A wave of new supply of liquefied natural gas is set to hit global markets late this year, making 2024 potentially the last year of robust prices in one of Australia’s major export earners before a glut causes them to dive.
The forecast from Bernstein Research – for a decline of up to as much as 47 per cent by 2027 – comes as Australia has been supplanted as the world’s biggest exporter of the fuel by the United States, and as major producers including Woodside Energy and Santos face a dip in output as gas supplies run down at older plants.
It supports findings from the federal government’s commodities forecaster that Australia is facing a decline in export earnings from LNG over the next few years from the record $92.2 billion of last financial year.
A decline in export volumes and prices in LNG would directly result in lower royalty and tax payments from gas for federal and state governments.
Bernstein said the global squeeze on gas would enter its third year in 2024, but that good news was in store for gas buyers because over 140 million tonnes a year of new LNG supply would start to hit the market from the end of the year and for the next three years, representing more than 30 per cent of the existing worldwide market.

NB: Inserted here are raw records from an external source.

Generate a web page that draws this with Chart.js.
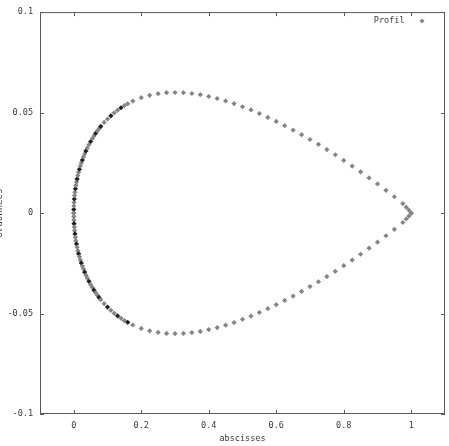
<!DOCTYPE html>
<html>
<head>
<meta charset="utf-8">
<script src="https://cdn.jsdelivr.net/npm/chart.js@4.4.1/dist/chart.umd.min.js"></script>
<style>
  html, body { margin: 0; padding: 0; background: #fff; }
  #wrap { position: relative; width: 449px; height: 446px; overflow: hidden; }
  #c { position: absolute; left: -6px; top: 0; }
</style>
</head>
<body>
<div id="wrap"><canvas id="c" width="455" height="446"></canvas></div>
<script>
// profil symétrique : abscisses + ordonnées extrados / intrados
const profilX = [
  0, 0.0001, 0.0004, 0.0009, 0.0016, 0.0025, 0.0036, 0.0049, 0.0064, 0.0081,
  0.01, 0.0121, 0.0144, 0.0169, 0.0196, 0.0225, 0.0256, 0.0289, 0.0324, 0.0361,
  0.04, 0.045, 0.05, 0.055, 0.06, 0.065, 0.07, 0.075, 0.08, 0.09,
  0.1, 0.11, 0.12, 0.13, 0.14, 0.15, 0.16, 0.175,
  0.2, 0.225, 0.25, 0.275, 0.3, 0.325, 0.35, 0.375, 0.4, 0.425, 0.45, 0.475,
  0.5, 0.525, 0.55, 0.575, 0.6, 0.625, 0.65, 0.675, 0.7, 0.725, 0.75, 0.775,
  0.8, 0.825, 0.85, 0.875, 0.9, 0.925, 0.95, 0.975, 0.985, 0.993, 1.0
];
const profilUpperY = [
  0, 0.0018, 0.0035, 0.0053, 0.0070, 0.0087, 0.0104, 0.0121, 0.0138, 0.0154,
  0.0170, 0.0187, 0.0203, 0.0218, 0.0234, 0.0249, 0.0264, 0.0279, 0.0294, 0.0309,
  0.0323, 0.0340, 0.0356, 0.0370, 0.0384, 0.0397, 0.0409, 0.0420, 0.0431, 0.0451,
  0.0468, 0.0484, 0.0499, 0.0512, 0.0524, 0.0535, 0.0544, 0.0557,
  0.0574, 0.0586, 0.0594, 0.0599, 0.0600, 0.0599, 0.0595, 0.0589, 0.0580, 0.0570, 0.0558, 0.0545,
  0.0529, 0.0513, 0.0495, 0.0476, 0.0456, 0.0435, 0.0413, 0.0390, 0.0366, 0.0342, 0.0316, 0.0290,
  0.0262, 0.0234, 0.0205, 0.0175, 0.0145, 0.0113, 0.0081, 0.0047, 0.0029, 0.0015, 0
];
const profilLowerY = [
  0, -0.0018, -0.0035, -0.0053, -0.0070, -0.0087, -0.0104, -0.0121, -0.0138, -0.0154,
  -0.0170, -0.0187, -0.0203, -0.0218, -0.0234, -0.0249, -0.0264, -0.0279, -0.0294, -0.0309,
  -0.0323, -0.0340, -0.0356, -0.0370, -0.0384, -0.0397, -0.0409, -0.0420, -0.0431, -0.0451,
  -0.0468, -0.0484, -0.0499, -0.0512, -0.0524, -0.0535, -0.0544, -0.0557,
  -0.0574, -0.0586, -0.0594, -0.0599, -0.0600, -0.0599, -0.0595, -0.0589, -0.0580, -0.0570, -0.0558, -0.0545,
  -0.0529, -0.0513, -0.0495, -0.0476, -0.0456, -0.0435, -0.0413, -0.0390, -0.0366, -0.0342, -0.0316, -0.0290,
  -0.0262, -0.0234, -0.0205, -0.0175, -0.0145, -0.0113, -0.0081, -0.0047, -0.0029, -0.0015, 0
];
const xTicks = [0, 0.2, 0.4, 0.6, 0.8, 1];
const yTicks = [-0.1, -0.05, 0, 0.05, 0.1];

const FONT = { family: "'DejaVu Sans Mono', monospace", size: 8.5 };
const TEXT = '#3a3a3a';
const FRAME = '#5a5a5a';
const GREY = '#858585';

const points = [];
profilX.forEach((x, i) => points.push({ x: x, y: profilUpperY[i] }));
profilX.forEach((x, i) => points.push({ x: x, y: profilLowerY[i] }));

// cadre + petites graduations vers l'intérieur (style gnuplot)
const gnuplotFrame = {
  id: 'gnuplotFrame',
  afterLayout(chart) {
    // légende en haut à droite, à l'intérieur du cadre
    const lg = chart.legend;
    if (!lg) return;
    const pad = lg.options.labels.padding;
    const markerRight = 431;
    lg.left = markerRight + pad - lg.width;
    lg.right = lg.left + lg.width;
    lg.top = 16.75 - pad;
    lg.bottom = lg.top + lg.height;
  },
  beforeDatasetsDraw(chart) {
    const { ctx, chartArea: a, scales } = chart;
    ctx.save();
    ctx.strokeStyle = FRAME;
    ctx.lineWidth = 1;
    ctx.strokeRect(a.left + 0.5, a.top + 0.5, a.right - a.left - 1, a.bottom - a.top - 1);
    const len = 4;
    ctx.beginPath();
    xTicks.forEach(v => {
      const px = Math.round(scales.x.getPixelForValue(v)) + 0.5;
      ctx.moveTo(px, a.bottom); ctx.lineTo(px, a.bottom - len);
      ctx.moveTo(px, a.top); ctx.lineTo(px, a.top + len);
    });
    yTicks.forEach(v => {
      const py = Math.round(scales.y.getPixelForValue(v)) + 0.5;
      ctx.moveTo(a.left, py); ctx.lineTo(a.left + len, py);
      ctx.moveTo(a.right, py); ctx.lineTo(a.right - len, py);
    });
    ctx.stroke();
    ctx.restore();
  }
};

new Chart(document.getElementById('c'), {
  type: 'scatter',
  data: {
    datasets: [{
      label: 'Profil',
      data: points,
      pointStyle: 'rectRot',
      pointRadius: 2.6,
      pointBorderWidth: 0,
      pointBackgroundColor: ctx => {
        const p = ctx.raw;
        if (p && p.x > 0 && p.x < 0.17 && ctx.dataIndex % 3 === 1) return '#1e1e1e';
        return GREY;
      },
      borderColor: GREY,
      showLine: false
    }]
  },
  options: {
    responsive: false,
    animation: false,
    layout: { padding: { top: 12, right: 4, bottom: 0, left: 0 } },
    plugins: {
      tooltip: { enabled: false },
      legend: {
        position: 'chartArea',
        align: 'start',
        rtl: true,
        textDirection: 'ltr',
        labels: {
          usePointStyle: true,
          boxHeight: 3.6,
          boxWidth: 6,
          color: TEXT,
          font: FONT,
          padding: 6,
          generateLabels: chart => Chart.defaults.plugins.legend.labels.generateLabels(chart).map(l => {
            l.text = l.text + '\u00A0\u00A0';
            l.fillStyle = GREY;
            l.strokeStyle = GREY;
            l.lineWidth = 0;
            return l;
          })
        }
      }
    },
    scales: {
      x: {
        type: 'linear',
        min: -0.1,
        max: 1.1,
        afterBuildTicks: s => { s.ticks = xTicks.map(v => ({ value: v })); },
        afterFit: s => { s.height = 32; },
        grid: { display: false, drawTicks: false },
        border: { display: false },
        ticks: { color: TEXT, font: FONT, padding: 7, maxRotation: 0, callback: v => String(v) },
        title: { display: true, text: 'abscisses', color: TEXT, font: { ...FONT, lineHeight: '14px' }, padding: 0 }
      },
      y: {
        type: 'linear',
        min: -0.1,
        max: 0.1,
        afterBuildTicks: s => { s.ticks = yTicks.map(v => ({ value: v })); },
        afterFit: s => { s.width = 46; },
        grid: { display: false, drawTicks: false },
        border: { display: false },
        ticks: { color: TEXT, font: FONT, padding: 7, callback: v => String(v) },
        title: { display: true, text: 'ordonnees', color: TEXT, font: { ...FONT, size: 9 }, padding: 0 }
      }
    }
  },
  plugins: [gnuplotFrame]
});
</script>
</body>
</html>
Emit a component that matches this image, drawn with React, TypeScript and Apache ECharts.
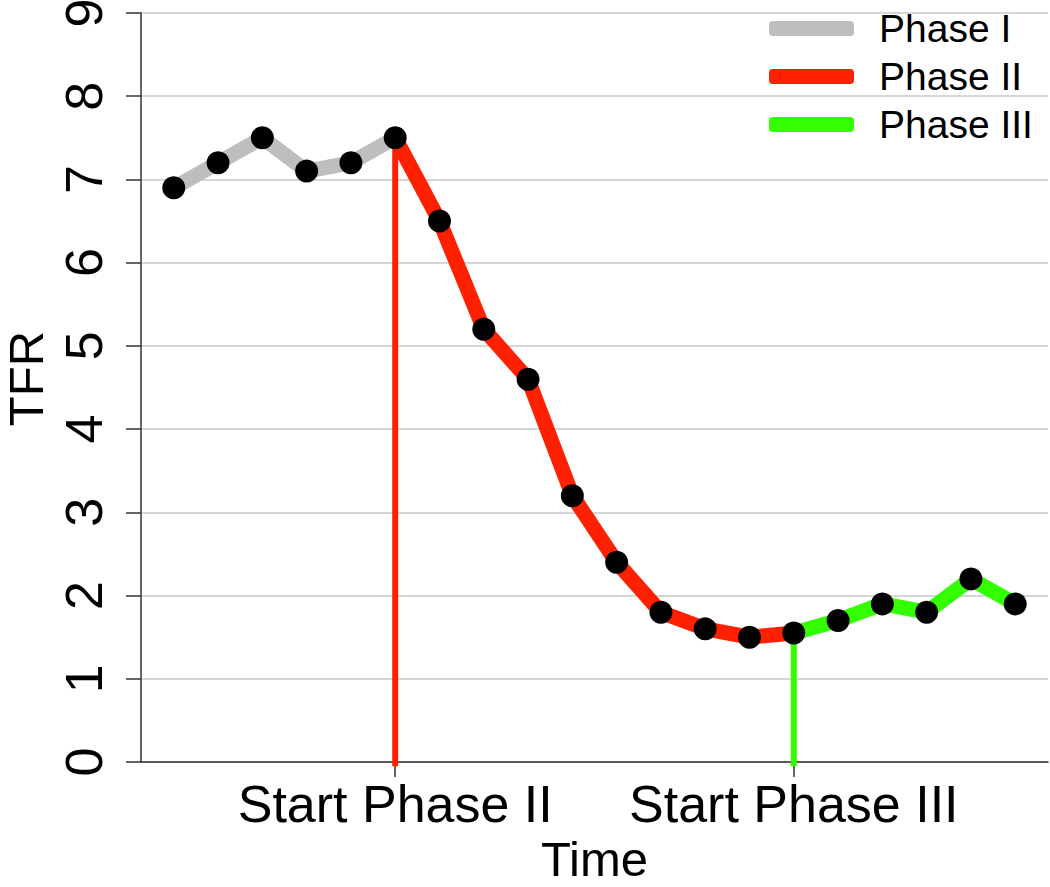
import React, { useEffect, useRef } from "react";
import * as echarts from "echarts";

const times = [1, 2, 3, 4, 5, 6, 7, 8, 9, 10, 11, 12, 13, 14, 15, 16, 17, 18, 19, 20];
const tfr = [6.9, 7.2, 7.5, 7.1, 7.2, 7.5, 6.5, 5.2, 4.6, 3.2, 2.4, 1.8, 1.6, 1.5, 1.55, 1.7, 1.9, 1.8, 2.2, 1.9];
const phaseNames = ["Phase I", "Phase II", "Phase III"];
const phaseColors = ["#bebebe", "#ff2000", "#33ff00"];
// index ranges (inclusive) of each phase
const phaseStartIdx = [0, 5, 14];
const phaseEndIdx = [5, 14, 19];
const xTickValues = [6, 15];
const xTickLabels = ["Start Phase II", "Start Phase III"];

const FONT = "'Liberation Sans', Arial, Helvetica, sans-serif";

export default function App() {
  const ref = useRef<HTMLDivElement>(null);

  useEffect(() => {
    if (!ref.current) return;
    const chart = echarts.init(ref.current, undefined, { renderer: "svg" });

    const pts = times.map((t, i) => [t, tfr[i]]);

    const phaseSeries = phaseNames.map((name, k) => ({
      name,
      type: "line",
      data: pts.slice(phaseStartIdx[k], phaseEndIdx[k] + 1),
      showSymbol: false,
      symbol: "none",
      color: phaseColors[k],
      lineStyle: { color: phaseColors[k], width: 15, cap: "round", join: "round" },
      z: 2,
    }));

    const vertSeries = xTickValues.map((x, k) => {
      const idx = times.indexOf(x);
      return {
        name: xTickLabels[k],
        type: "line",
        data: [
          [x, tfr[idx]],
          [x, -0.05],
        ],
        showSymbol: false,
        symbol: "none",
        clip: false,
        lineStyle: { color: phaseColors[k + 1], width: 6 },
        z: 3,
      };
    });

    chart.setOption({
      animation: false,
      textStyle: { fontFamily: FONT },
      grid: { left: 141, right: 2, top: 13, bottom: 125, containLabel: false, outerBoundsMode: "none" },
      legend: {
        data: phaseNames,
        orient: "vertical",
        left: 764,
        top: 4,
        itemWidth: 85,
        itemHeight: 15,
        itemGap: 9,
        icon: "roundRect",
        textStyle: { fontSize: 39, color: "#000", fontFamily: FONT, padding: [0, 0, 0, 20] },
      },
      xAxis: {
        type: "value",
        min: 0.26,
        max: 20.74,
        offset: 4,
        name: "Time",
        nameLocation: "middle",
        nameGap: 70,
        nameTextStyle: { fontSize: 49, lineHeight: 38, color: "#000", fontFamily: FONT },
        axisLine: { show: true, lineStyle: { color: "#333", width: 1.5 } },
        axisTick: { show: true, customValues: xTickValues, length: 15, lineStyle: { color: "#333", width: 1.5 } },
        axisLabel: {
          customValues: xTickValues,
          formatter: (v: number) => xTickLabels[xTickValues.indexOf(v)] ?? "",
          fontSize: 52,
          color: "#000",
          margin: 12,
          fontFamily: FONT,
        },
        splitLine: { show: false },
      },
      yAxis: {
        type: "value",
        min: 0,
        max: 9,
        interval: 1,
        name: "TFR",
        nameLocation: "middle",
        nameGap: 94,
        nameRotate: 90,
        nameTextStyle: { fontSize: 49, lineHeight: 38, color: "#000", fontFamily: FONT, padding: [0, 0, 0, 18] },
        axisLine: { show: true, lineStyle: { color: "#333", width: 1.5 } },
        axisTick: { show: true, length: 15, lineStyle: { color: "#333", width: 1.5 } },
        axisLabel: { rotate: 90, fontSize: 52, color: "#000", margin: 31, fontFamily: FONT },
        splitLine: { show: true, lineStyle: { color: "#c8c8c8", width: 1.5 } },
      },
      series: [
        ...phaseSeries,
        ...vertSeries,
        {
          name: "points",
          type: "scatter",
          data: pts,
          symbol: "circle",
          symbolSize: 23,
          itemStyle: { color: "#000", opacity: 1 },
          z: 5,
        },
      ],
    });

    return () => chart.dispose();
  }, []);

  return (
    <div
      ref={ref}
      style={{ position: "fixed", left: 0, top: 0, width: 1050, height: 887, background: "#fff" }}
    />
  );
}
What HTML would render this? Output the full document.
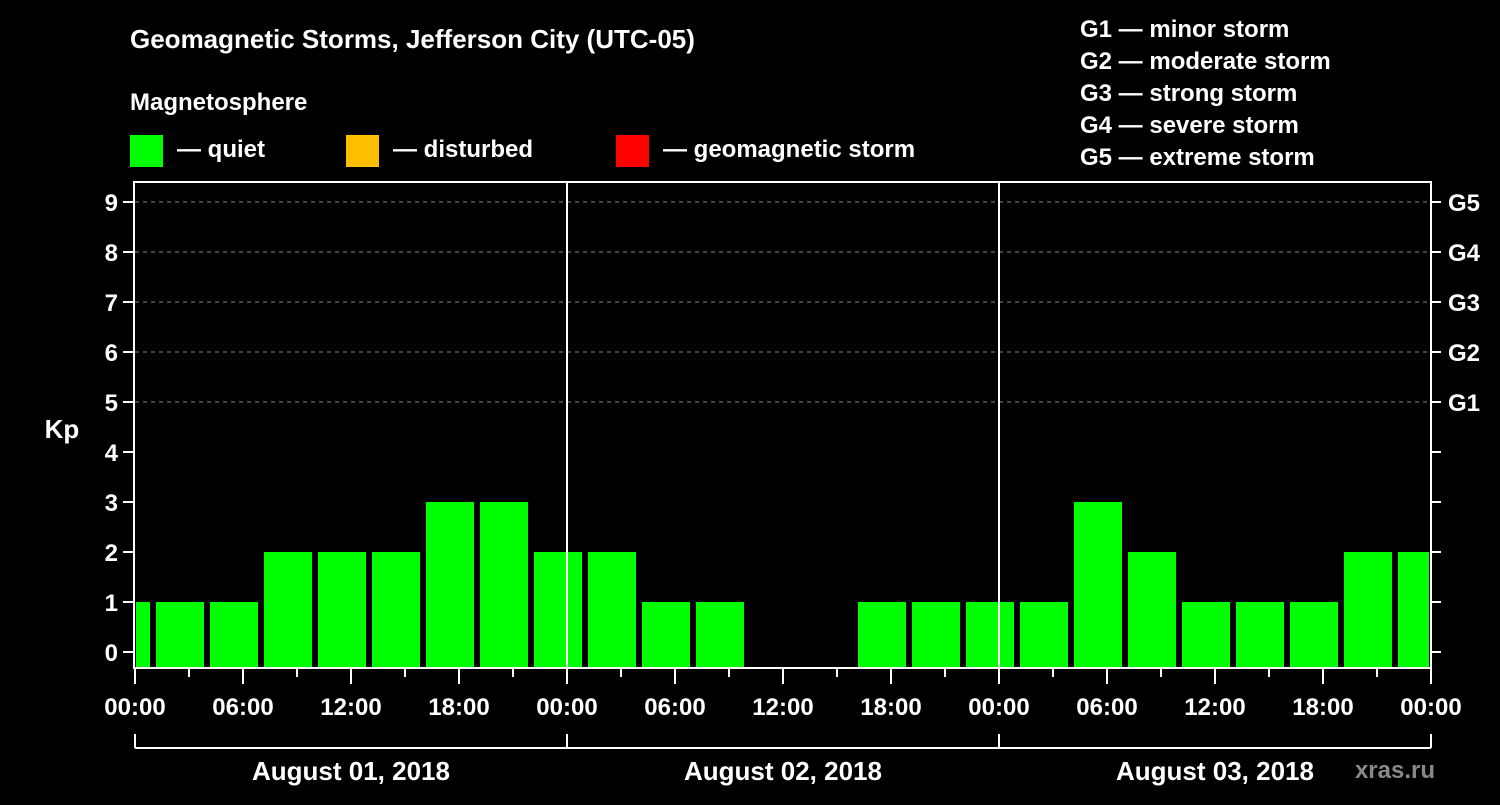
<!DOCTYPE html>
<html><head><meta charset="utf-8"><style>
body{margin:0;background:#000;width:1500px;height:800px;overflow:hidden}
svg text{font-family:"Liberation Sans",sans-serif;font-weight:bold;fill:#fff}
</style></head><body>
<svg id="c" width="1500" height="800">
<text x="130" y="48" font-size="26">Geomagnetic Storms, Jefferson City (UTC-05)</text>
<text x="130" y="110" font-size="24">Magnetosphere</text>
<rect x="130" y="135" width="33" height="32" fill="#00ff00"/>
<text x="177" y="157" font-size="24">— quiet</text>
<rect x="346" y="135" width="33" height="32" fill="#ffbf00"/>
<text x="393" y="157" font-size="24">— disturbed</text>
<rect x="616" y="135" width="33" height="32" fill="#ff0000"/>
<text x="663" y="157" font-size="24">— geomagnetic storm</text>
<g font-size="24">
<text x="1080" y="37">G1 — minor storm</text>
<text x="1080" y="69">G2 — moderate storm</text>
<text x="1080" y="101">G3 — strong storm</text>
<text x="1080" y="133">G4 — severe storm</text>
<text x="1080" y="165">G5 — extreme storm</text>
</g>
<text x="62" y="438" font-size="26" text-anchor="middle">Kp</text>
<text x="1435" y="778" font-size="24" text-anchor="end" fill="#888" style="fill:#888">xras.ru</text>
<g id="plot"></g>
</svg>
<script>
const kpValues=[1,1,1,2,2,2,3,3,2,2,1,1,0,0,1,1,1,1,3,2,1,1,1,2,2];
const xTickLabels=["00:00","06:00","12:00","18:00","00:00","06:00","12:00","18:00","00:00","06:00","12:00","18:00","00:00"];
const dayLabels=["August 01, 2018","August 02, 2018","August 03, 2018"];
const gLabels=["G1","G2","G3","G4","G5"];
const NS="http://www.w3.org/2000/svg";
const g=document.getElementById('plot');
const L=135,R=1431,T=182,B=668;
const hours=72;
const x=h=>L+(R-L)*h/hours;
const y=v=>652-50*v;
function mk(t,a){const e=document.createElementNS(NS,t);for(const k in a)e.setAttribute(k,a[k]);g.appendChild(e);return e;}
// grid
for(let v=5;v<=9;v++){const e=mk('line',{x1:L,x2:R,y1:y(v),y2:y(v),stroke:'#888','stroke-dasharray':'4,4','stroke-width':1});

}
// bars
kpValues.forEach((v,i)=>{if(v<=0)return;
let x0=x(i*3-1.833),x1=x0+48*(R-L)/1296;
x0=Math.max(x0,L+1);x1=Math.min(x1,R-2);
const e=mk('rect',{x:x0,y:y(v),width:x1-x0,height:y(-0.3)-y(v),fill:'#00ff00'});

});
// day separators
[24,48].forEach(h=>{const e=mk('line',{x1:x(h),x2:x(h),y1:T,y2:B,stroke:'#fff','stroke-width':2});

});
// frame
const f=mk('rect',{x:L-1,y:T,width:R-L+1,height:B-T,fill:'none',stroke:'#fff','stroke-width':2});


// y ticks
for(let v=0;v<=9;v++){
mk('line',{x1:L-12,x2:L-1,y1:y(v),y2:y(v),stroke:'#fff','stroke-width':2});
mk('line',{x1:R,x2:R+10,y1:y(v),y2:y(v),stroke:'#fff','stroke-width':2});
const t=mk('text',{x:L-17,y:y(v)+9,'font-size':24,'text-anchor':'end'});t.textContent=v;

}
gLabels.forEach((s,i)=>{const t=mk('text',{x:R+17,y:y(5+i)+9,'font-size':24});t.textContent=s;

});
// x ticks
for(let h=0;h<=hours;h+=3){const maj=h%6==0;
mk('line',{x1:x(h),x2:x(h),y1:B,y2:B+(maj?16:9),stroke:'#fff','stroke-width':2});}
xTickLabels.forEach((s,i)=>{const t=mk('text',{x:x(i*6),y:715,'font-size':24,'text-anchor':'middle'});t.textContent=s;

});
// day brackets
mk('line',{x1:L,x2:R,y1:748,y2:748,stroke:'#fff','stroke-width':2});
for(let d=0;d<=3;d++)mk('line',{x1:x(d*24),x2:x(d*24),y1:734,y2:748,stroke:'#fff','stroke-width':2});
dayLabels.forEach((s,i)=>{const t=mk('text',{x:x(i*24+12),y:780,'font-size':26,'text-anchor':'middle'});t.textContent=s;

});
</script>
</body></html>
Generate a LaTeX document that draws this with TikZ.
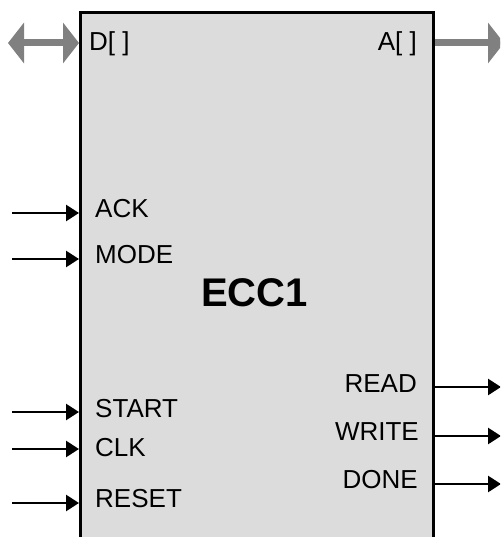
\documentclass[tikz,border=0pt]{standalone}
\usepackage{fontspec}
\setmainfont{Liberation Sans}
\usetikzlibrary{arrows.meta}
\definecolor{boxfill}{HTML}{DCDCDC}
\definecolor{busgrey}{HTML}{808080}
\tikzset{
  blockbox/.style={draw=black, line width=2.6pt, fill=boxfill, minimum width=353pt, minimum height=560pt, anchor=north west, inner sep=0pt},
  sig/.style={font=\fontsize{26}{30}\selectfont, inner sep=0pt},
  title/.style={font=\fontsize{40}{46}\selectfont\bfseries, inner sep=0pt},
  wire/.style={draw=black, line width=2.6pt, -{Triangle[length=13pt,width=16pt]}},
  bus/.style={draw=busgrey, line width=7pt}
}
\begin{document}
\begin{tikzpicture}[x=1pt,y=-1pt]
\useasboundingbox (0,0) rectangle (500,537);
\begin{scope}
\clip (0,0) rectangle (500,537);
\node[blockbox] (box) at (79,11) {};
% labels
\node[sig, anchor=base west] (D) at (89,51) {D[ ]};
\node[sig, anchor=base east] (A) at (417,51) {A[ ]};
\node[sig, anchor=base west] (ack) at (95,218) {ACK};
\node[sig, anchor=base west] (mode) at (95,263) {MODE};
\node[sig, anchor=base west] (start) at (95,417) {START};
\node[sig, anchor=base west] (clk) at (95,456) {CLK};
\node[sig, anchor=base west] (reset) at (95,507) {RESET};
\node[sig, anchor=base east] (read) at (417,392) {READ};
\node[sig, anchor=base east] (write) at (419,440) {WRITE};
\node[sig, anchor=base east] (done) at (418,488) {DONE};
\node[title, anchor=base] (ecc) at (254.5,306) {ECC1};
% free ends
\coordinate (dout) at (8,43);
\coordinate (aout) at (504,43);
\coordinate (ackin) at (12,213);
\coordinate (modein) at (12,259);
\coordinate (startin) at (12,412);
\coordinate (clkin) at (12,449);
\coordinate (resetin) at (12,503);
\coordinate (readout) at (501,387);
\coordinate (writeout) at (501,436);
\coordinate (doneout) at (501,484);
% buses
\draw[bus, {Triangle[length=16pt,width=40pt]}-{Triangle[length=16pt,width=40pt]}] (dout) -- (dout -| box.west);
\draw[bus, -{Triangle[length=16pt,width=40pt]}] (aout -| box.east) -- (aout);
% inputs
\draw[wire] (ackin) -- (ackin -| box.west);
\draw[wire] (modein) -- (modein -| box.west);
\draw[wire] (startin) -- (startin -| box.west);
\draw[wire] (clkin) -- (clkin -| box.west);
\draw[wire] (resetin) -- (resetin -| box.west);
% outputs
\draw[wire] (readout -| box.east) -- (readout);
\draw[wire] (writeout -| box.east) -- (writeout);
\draw[wire] (doneout -| box.east) -- (doneout);
\end{scope}
\end{tikzpicture}
\end{document}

That could be compounded by a potential end Russia’s war against Ukraine, which would drive an increase in westward Russian gas flows as part of any peace agreement, the investment bank’s analysts led by Hong Kong-based Neil Beveridge said.
But for LNG exporters which have benefited from high European and Asian spot LNG prices, 2024 could be the last year of sturdy prices as the cycle is “beginning to turn”.
Turning point
“Global LNG is approaching a turning point,” Mr Beveridge wrote in a note to the bank’s clients, foreshadowing that the LNG market will revert from being “net short” to “net long” as the new supply reaches the market between 2025 and 2027.
“While the current price environment is very favourable for LNG and gas producers, this may be the last year of supply tightness in the near term,”
Bernstein expects that while spot prices could remain “elevated” this year at between $US12 and $US14 per million British thermal units, they could plunge from $US15 to between $US8 and $US9 over the next three years.
Softer export prices could help manufacturers on Australia’s east coast, which are still struggling to source affordable gas a year after caps were imposed on wholesale prices. However, even at $US8 or $US9 per MMBtu, imported LNG would still be much more expensive than historical east coast wholesale prices in the $5-a-gigajoule range.
This year, LNG demand could be double last year’s 1.5 per cent, with Bernstein forecasting consumption will climb by 3 per cent this year to 412 million tonnes a year, primarily driven by growing gas demand in China.
“Europe has been the key demand driver over the past two years, but China looks set to pick up the pace despite a weak economy,” Bernstein said.
It noted that to achieve the Chinese government’s target for gas to reach 15 per cent of the energy mix, demand needs to show a 6-7 per cent compound annual growth rate to 600 billion cubic metres by 2030. Bernstein expects China eventually to become the world’s only 100 million tonnes-per-year market.
The looming souring of the market in LNG comes as Woodside is facing a decline in output at its 16.9 million tonnes-a-year North West Shelf venture, with one of the five production trains at the site near Karratha due to close down this year. The venture, in which BP, Chevron, Shell, Mitsubishi and Mitsui have stakes, is expected to close train 2 later this year, with chief executive Meg O’Neill last November saying the venture would be “stepping trains down over time” to suit a more constrained gas supply.
Meanwhile, production at Santos’ Darwin LNG plant was on track to have finished at the end of last year after the depletion of the Bayu-Undan gas field. The company will confirm final production at its next update. While the Darwin plant is due to be revived once the $5.8 billion Barossa gas field comes online, that project has been slowed by legal challenges, with a Federal Court decision due on January 15 on whether Santos can go ahead to build a pipeline for the project. Shell’s Prelude floating LNG plant off the far north-west coast was also offline late last year.
Adelaide-based consultancy EnergyQuest said that all those factors meant that setting a new record for Australian LNG exports would be “difficult” and that Australia’s record run in the fuel had been interrupted.
The comments come as bankers working on behalf of Woodside and Santos are this week resuming due diligence for a potential $80 billion merger after the Christmas break. Both companies confirmed in December they were in early discussions on a potential deal.
The work remains at the exchange of information stage, with queries and responses being passed between the advisers, and no decision yet on whether to move it forward to discuss valuations and potential terms, sources say.